# [Dataset excerpt]
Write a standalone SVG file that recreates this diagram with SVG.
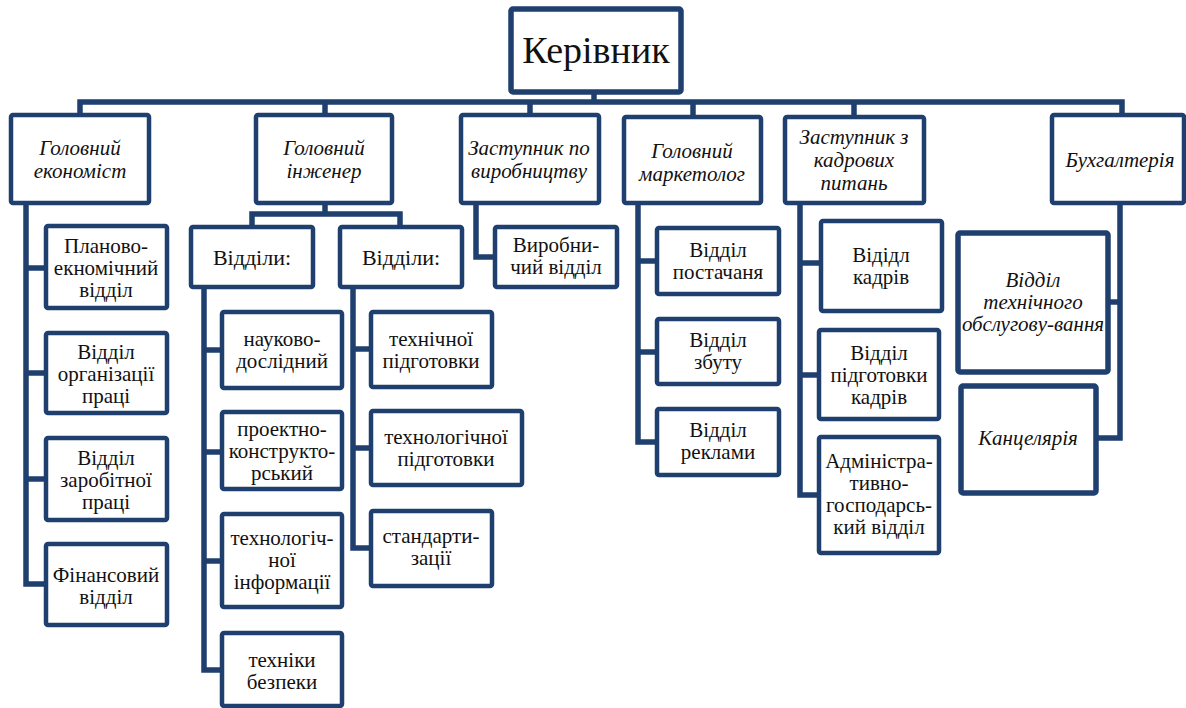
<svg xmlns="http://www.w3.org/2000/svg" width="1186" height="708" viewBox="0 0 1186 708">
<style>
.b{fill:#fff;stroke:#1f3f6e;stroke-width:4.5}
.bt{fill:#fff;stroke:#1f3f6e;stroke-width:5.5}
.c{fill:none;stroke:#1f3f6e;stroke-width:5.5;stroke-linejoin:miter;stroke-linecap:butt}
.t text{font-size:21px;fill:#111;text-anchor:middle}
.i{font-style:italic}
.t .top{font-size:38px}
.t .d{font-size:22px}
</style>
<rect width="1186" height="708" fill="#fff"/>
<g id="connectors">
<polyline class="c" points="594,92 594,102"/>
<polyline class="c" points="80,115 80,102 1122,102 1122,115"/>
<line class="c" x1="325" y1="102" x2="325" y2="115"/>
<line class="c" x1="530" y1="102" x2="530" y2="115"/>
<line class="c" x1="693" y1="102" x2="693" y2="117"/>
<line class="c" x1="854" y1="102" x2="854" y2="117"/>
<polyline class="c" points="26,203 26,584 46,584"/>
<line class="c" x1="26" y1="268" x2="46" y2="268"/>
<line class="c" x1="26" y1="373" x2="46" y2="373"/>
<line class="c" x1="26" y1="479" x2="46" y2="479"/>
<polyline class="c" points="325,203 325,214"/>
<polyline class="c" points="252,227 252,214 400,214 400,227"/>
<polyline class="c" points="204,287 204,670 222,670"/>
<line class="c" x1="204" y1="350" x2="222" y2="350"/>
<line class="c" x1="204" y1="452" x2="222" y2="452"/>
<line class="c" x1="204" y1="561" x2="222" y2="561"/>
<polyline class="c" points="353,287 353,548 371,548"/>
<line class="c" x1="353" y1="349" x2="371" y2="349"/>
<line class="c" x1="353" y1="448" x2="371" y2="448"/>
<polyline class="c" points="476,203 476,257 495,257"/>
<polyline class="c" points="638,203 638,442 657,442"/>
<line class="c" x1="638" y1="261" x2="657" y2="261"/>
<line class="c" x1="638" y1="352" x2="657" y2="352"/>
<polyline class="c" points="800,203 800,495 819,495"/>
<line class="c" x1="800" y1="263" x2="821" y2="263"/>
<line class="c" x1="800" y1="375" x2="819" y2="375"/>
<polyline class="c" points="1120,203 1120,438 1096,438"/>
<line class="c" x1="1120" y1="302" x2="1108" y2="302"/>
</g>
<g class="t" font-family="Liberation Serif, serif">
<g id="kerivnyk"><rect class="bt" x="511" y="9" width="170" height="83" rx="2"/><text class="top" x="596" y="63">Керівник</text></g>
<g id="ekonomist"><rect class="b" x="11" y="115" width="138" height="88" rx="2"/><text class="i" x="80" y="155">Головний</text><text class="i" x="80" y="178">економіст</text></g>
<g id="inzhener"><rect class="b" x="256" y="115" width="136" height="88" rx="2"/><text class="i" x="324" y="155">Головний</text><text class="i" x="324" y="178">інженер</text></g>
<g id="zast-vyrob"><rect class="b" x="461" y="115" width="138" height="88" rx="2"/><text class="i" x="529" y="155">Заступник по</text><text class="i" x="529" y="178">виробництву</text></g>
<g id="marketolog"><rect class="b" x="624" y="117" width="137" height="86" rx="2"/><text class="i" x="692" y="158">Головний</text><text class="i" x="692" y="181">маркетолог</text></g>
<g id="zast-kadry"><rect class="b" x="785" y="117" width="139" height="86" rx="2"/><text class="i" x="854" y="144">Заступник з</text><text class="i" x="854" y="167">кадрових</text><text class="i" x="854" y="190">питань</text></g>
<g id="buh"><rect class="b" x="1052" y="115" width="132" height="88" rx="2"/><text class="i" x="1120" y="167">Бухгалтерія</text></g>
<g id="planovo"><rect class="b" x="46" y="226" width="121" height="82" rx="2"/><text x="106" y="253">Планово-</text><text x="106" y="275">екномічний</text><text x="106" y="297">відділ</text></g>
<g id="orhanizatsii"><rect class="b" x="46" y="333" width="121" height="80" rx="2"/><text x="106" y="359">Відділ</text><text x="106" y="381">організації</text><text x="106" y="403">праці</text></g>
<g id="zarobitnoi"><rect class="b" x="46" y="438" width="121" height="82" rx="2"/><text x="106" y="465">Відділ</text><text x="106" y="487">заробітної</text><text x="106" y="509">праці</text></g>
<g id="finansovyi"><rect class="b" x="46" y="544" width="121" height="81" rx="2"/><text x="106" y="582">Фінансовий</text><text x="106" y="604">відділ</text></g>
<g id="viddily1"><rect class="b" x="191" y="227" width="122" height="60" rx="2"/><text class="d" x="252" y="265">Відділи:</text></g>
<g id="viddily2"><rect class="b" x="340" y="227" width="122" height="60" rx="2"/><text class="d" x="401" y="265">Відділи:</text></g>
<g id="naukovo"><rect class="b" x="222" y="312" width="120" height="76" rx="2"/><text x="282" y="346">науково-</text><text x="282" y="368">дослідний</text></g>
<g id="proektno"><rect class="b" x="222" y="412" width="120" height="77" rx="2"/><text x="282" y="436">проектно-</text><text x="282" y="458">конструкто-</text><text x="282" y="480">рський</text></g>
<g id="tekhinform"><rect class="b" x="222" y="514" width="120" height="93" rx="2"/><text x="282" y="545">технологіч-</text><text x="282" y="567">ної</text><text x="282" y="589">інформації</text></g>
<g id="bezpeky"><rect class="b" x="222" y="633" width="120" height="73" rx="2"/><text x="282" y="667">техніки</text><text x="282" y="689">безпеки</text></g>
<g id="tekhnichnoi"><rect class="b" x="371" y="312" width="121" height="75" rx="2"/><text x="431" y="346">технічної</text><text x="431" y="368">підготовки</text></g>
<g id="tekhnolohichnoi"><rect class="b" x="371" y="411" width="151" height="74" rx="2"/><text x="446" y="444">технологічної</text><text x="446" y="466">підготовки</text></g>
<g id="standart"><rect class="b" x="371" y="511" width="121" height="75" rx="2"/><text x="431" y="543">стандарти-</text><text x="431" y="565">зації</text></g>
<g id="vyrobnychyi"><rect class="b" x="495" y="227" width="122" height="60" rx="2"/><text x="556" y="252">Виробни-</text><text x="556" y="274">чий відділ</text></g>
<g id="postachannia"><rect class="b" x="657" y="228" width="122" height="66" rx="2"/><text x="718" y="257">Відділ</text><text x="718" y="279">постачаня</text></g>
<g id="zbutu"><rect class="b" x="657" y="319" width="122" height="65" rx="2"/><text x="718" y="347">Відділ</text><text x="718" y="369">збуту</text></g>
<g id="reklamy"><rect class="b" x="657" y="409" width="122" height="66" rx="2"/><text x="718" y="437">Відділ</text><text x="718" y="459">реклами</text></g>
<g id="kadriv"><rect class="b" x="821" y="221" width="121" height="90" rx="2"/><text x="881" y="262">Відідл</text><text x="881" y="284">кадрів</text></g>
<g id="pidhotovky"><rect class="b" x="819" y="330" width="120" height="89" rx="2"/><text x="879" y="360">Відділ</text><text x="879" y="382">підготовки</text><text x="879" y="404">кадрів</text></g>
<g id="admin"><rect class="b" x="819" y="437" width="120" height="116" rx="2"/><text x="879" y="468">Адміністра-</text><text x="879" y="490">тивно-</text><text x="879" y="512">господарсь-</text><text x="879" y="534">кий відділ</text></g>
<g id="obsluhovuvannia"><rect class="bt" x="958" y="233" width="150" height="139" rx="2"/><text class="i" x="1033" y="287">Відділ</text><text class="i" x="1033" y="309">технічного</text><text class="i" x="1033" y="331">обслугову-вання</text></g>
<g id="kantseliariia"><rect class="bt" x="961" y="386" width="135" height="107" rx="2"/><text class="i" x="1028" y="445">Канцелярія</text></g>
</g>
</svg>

# [Goal]
Reproduce the material above verbatim; omit every picture.

# [Output for this exercise]
Write a standalone SVG file that recreates this diagram with SVG.
<svg xmlns="http://www.w3.org/2000/svg" width="1186" height="708" viewBox="0 0 1186 708">
<style>
.b{fill:#fff;stroke:#1f3f6e;stroke-width:4.5}
.bt{fill:#fff;stroke:#1f3f6e;stroke-width:5.5}
.c{fill:none;stroke:#1f3f6e;stroke-width:5.5;stroke-linejoin:miter;stroke-linecap:butt}
.t text{font-size:21px;fill:#111;text-anchor:middle}
.i{font-style:italic}
.t .top{font-size:38px}
.t .d{font-size:22px}
</style>
<rect width="1186" height="708" fill="#fff"/>
<g id="connectors">
<polyline class="c" points="594,92 594,102"/>
<polyline class="c" points="80,115 80,102 1122,102 1122,115"/>
<line class="c" x1="325" y1="102" x2="325" y2="115"/>
<line class="c" x1="530" y1="102" x2="530" y2="115"/>
<line class="c" x1="693" y1="102" x2="693" y2="117"/>
<line class="c" x1="854" y1="102" x2="854" y2="117"/>
<polyline class="c" points="26,203 26,584 46,584"/>
<line class="c" x1="26" y1="268" x2="46" y2="268"/>
<line class="c" x1="26" y1="373" x2="46" y2="373"/>
<line class="c" x1="26" y1="479" x2="46" y2="479"/>
<polyline class="c" points="325,203 325,214"/>
<polyline class="c" points="252,227 252,214 400,214 400,227"/>
<polyline class="c" points="204,287 204,670 222,670"/>
<line class="c" x1="204" y1="350" x2="222" y2="350"/>
<line class="c" x1="204" y1="452" x2="222" y2="452"/>
<line class="c" x1="204" y1="561" x2="222" y2="561"/>
<polyline class="c" points="353,287 353,548 371,548"/>
<line class="c" x1="353" y1="349" x2="371" y2="349"/>
<line class="c" x1="353" y1="448" x2="371" y2="448"/>
<polyline class="c" points="476,203 476,257 495,257"/>
<polyline class="c" points="638,203 638,442 657,442"/>
<line class="c" x1="638" y1="261" x2="657" y2="261"/>
<line class="c" x1="638" y1="352" x2="657" y2="352"/>
<polyline class="c" points="800,203 800,495 819,495"/>
<line class="c" x1="800" y1="263" x2="821" y2="263"/>
<line class="c" x1="800" y1="375" x2="819" y2="375"/>
<polyline class="c" points="1120,203 1120,438 1096,438"/>
<line class="c" x1="1120" y1="302" x2="1108" y2="302"/>
</g>
<g class="t" font-family="Liberation Serif, serif">
<g id="kerivnyk"><rect class="bt" x="511" y="9" width="170" height="83" rx="2"/><text class="top" x="596" y="63">Керівник</text></g>
<g id="ekonomist"><rect class="b" x="11" y="115" width="138" height="88" rx="2"/><text class="i" x="80" y="155">Головний</text><text class="i" x="80" y="178">економіст</text></g>
<g id="inzhener"><rect class="b" x="256" y="115" width="136" height="88" rx="2"/><text class="i" x="324" y="155">Головний</text><text class="i" x="324" y="178">інженер</text></g>
<g id="zast-vyrob"><rect class="b" x="461" y="115" width="138" height="88" rx="2"/><text class="i" x="529" y="155">Заступник по</text><text class="i" x="529" y="178">виробництву</text></g>
<g id="marketolog"><rect class="b" x="624" y="117" width="137" height="86" rx="2"/><text class="i" x="692" y="158">Головний</text><text class="i" x="692" y="181">маркетолог</text></g>
<g id="zast-kadry"><rect class="b" x="785" y="117" width="139" height="86" rx="2"/><text class="i" x="854" y="144">Заступник з</text><text class="i" x="854" y="167">кадрових</text><text class="i" x="854" y="190">питань</text></g>
<g id="buh"><rect class="b" x="1052" y="115" width="132" height="88" rx="2"/><text class="i" x="1120" y="167">Бухгалтерія</text></g>
<g id="planovo"><rect class="b" x="46" y="226" width="121" height="82" rx="2"/><text x="106" y="253">Планово-</text><text x="106" y="275">екномічний</text><text x="106" y="297">відділ</text></g>
<g id="orhanizatsii"><rect class="b" x="46" y="333" width="121" height="80" rx="2"/><text x="106" y="359">Відділ</text><text x="106" y="381">організації</text><text x="106" y="403">праці</text></g>
<g id="zarobitnoi"><rect class="b" x="46" y="438" width="121" height="82" rx="2"/><text x="106" y="465">Відділ</text><text x="106" y="487">заробітної</text><text x="106" y="509">праці</text></g>
<g id="finansovyi"><rect class="b" x="46" y="544" width="121" height="81" rx="2"/><text x="106" y="582">Фінансовий</text><text x="106" y="604">відділ</text></g>
<g id="viddily1"><rect class="b" x="191" y="227" width="122" height="60" rx="2"/><text class="d" x="252" y="265">Відділи:</text></g>
<g id="viddily2"><rect class="b" x="340" y="227" width="122" height="60" rx="2"/><text class="d" x="401" y="265">Відділи:</text></g>
<g id="naukovo"><rect class="b" x="222" y="312" width="120" height="76" rx="2"/><text x="282" y="346">науково-</text><text x="282" y="368">дослідний</text></g>
<g id="proektno"><rect class="b" x="222" y="412" width="120" height="77" rx="2"/><text x="282" y="436">проектно-</text><text x="282" y="458">конструкто-</text><text x="282" y="480">рський</text></g>
<g id="tekhinform"><rect class="b" x="222" y="514" width="120" height="93" rx="2"/><text x="282" y="545">технологіч-</text><text x="282" y="567">ної</text><text x="282" y="589">інформації</text></g>
<g id="bezpeky"><rect class="b" x="222" y="633" width="120" height="73" rx="2"/><text x="282" y="667">техніки</text><text x="282" y="689">безпеки</text></g>
<g id="tekhnichnoi"><rect class="b" x="371" y="312" width="121" height="75" rx="2"/><text x="431" y="346">технічної</text><text x="431" y="368">підготовки</text></g>
<g id="tekhnolohichnoi"><rect class="b" x="371" y="411" width="151" height="74" rx="2"/><text x="446" y="444">технологічної</text><text x="446" y="466">підготовки</text></g>
<g id="standart"><rect class="b" x="371" y="511" width="121" height="75" rx="2"/><text x="431" y="543">стандарти-</text><text x="431" y="565">зації</text></g>
<g id="vyrobnychyi"><rect class="b" x="495" y="227" width="122" height="60" rx="2"/><text x="556" y="252">Виробни-</text><text x="556" y="274">чий відділ</text></g>
<g id="postachannia"><rect class="b" x="657" y="228" width="122" height="66" rx="2"/><text x="718" y="257">Відділ</text><text x="718" y="279">постачаня</text></g>
<g id="zbutu"><rect class="b" x="657" y="319" width="122" height="65" rx="2"/><text x="718" y="347">Відділ</text><text x="718" y="369">збуту</text></g>
<g id="reklamy"><rect class="b" x="657" y="409" width="122" height="66" rx="2"/><text x="718" y="437">Відділ</text><text x="718" y="459">реклами</text></g>
<g id="kadriv"><rect class="b" x="821" y="221" width="121" height="90" rx="2"/><text x="881" y="262">Відідл</text><text x="881" y="284">кадрів</text></g>
<g id="pidhotovky"><rect class="b" x="819" y="330" width="120" height="89" rx="2"/><text x="879" y="360">Відділ</text><text x="879" y="382">підготовки</text><text x="879" y="404">кадрів</text></g>
<g id="admin"><rect class="b" x="819" y="437" width="120" height="116" rx="2"/><text x="879" y="468">Адміністра-</text><text x="879" y="490">тивно-</text><text x="879" y="512">господарсь-</text><text x="879" y="534">кий відділ</text></g>
<g id="obsluhovuvannia"><rect class="bt" x="958" y="233" width="150" height="139" rx="2"/><text class="i" x="1033" y="287">Відділ</text><text class="i" x="1033" y="309">технічного</text><text class="i" x="1033" y="331">обслугову-вання</text></g>
<g id="kantseliariia"><rect class="bt" x="961" y="386" width="135" height="107" rx="2"/><text class="i" x="1028" y="445">Канцелярія</text></g>
</g>
</svg>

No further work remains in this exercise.